To get back to the movie rather than linger on its criticisms...early on Renfield says, "All life interests me." I find this sentiment to be fascinating. Renfield has been to the other side, to Hell on earth. Tom Waits often locates the deepest pathos in the dumbest phrase, and when he delivers this line, he really splits open a certain truth. After coming into contact with a deep, supernatural force (think of how physics don't apply in Dracula's castle), he has ceased to view life with a prejudiced or adult eye. Instead, he has become fascinated with the world. He has transcended the most basic existential dilemma, and has found a complete and unmitigated sense of awe.

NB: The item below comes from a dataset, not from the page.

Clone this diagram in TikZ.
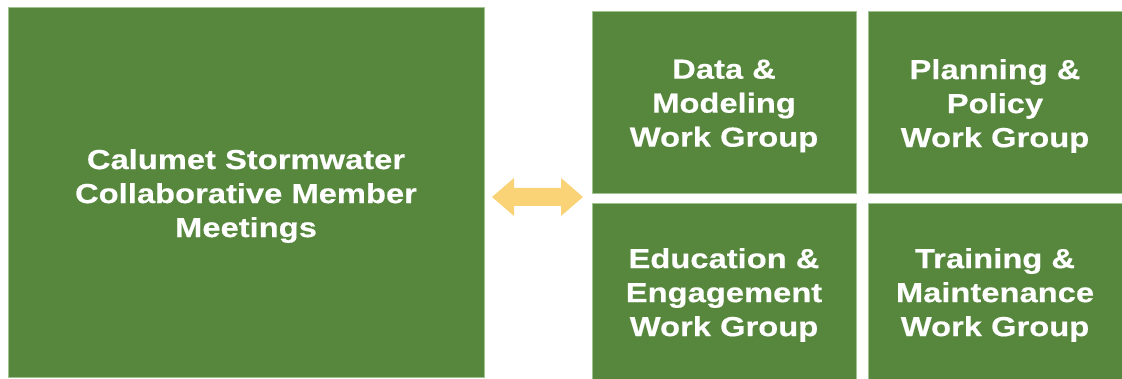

This is echoed later in the picture, when he urges Mina to run away from the asylum. He cannot wish his situation, his sense of terror and awe, on anyone. Everything is so alien. Coppola's use of early, amateurish special effects gives the film a constantly uncomfortable edge, as if anything could really happen, and this amateurishness really gets back toward something more real. It's not just Renfield who is in awe. It's the audience too, and although it's not a scary film, we are a little terrified.
And, ultimately, we care. Dracula is a real enigma, capable of obscene malignant cruelty (he feeds a newborn baby to his wives) and genuine tenderness (I am always moved by the absinthe scene). The characters are equally amused and horrified by their predicaments, and when Mina finally decapitates Dracula (which was actually George Lucas' idea), the sense of catharsis is universal. Unlike many modern horror movies, Dracula embraces life even as it is repulsed by it, and its uniquely weird blend of high art (opera) and low art (Hammer and snuff) is ultimately beautiful and life-affirming.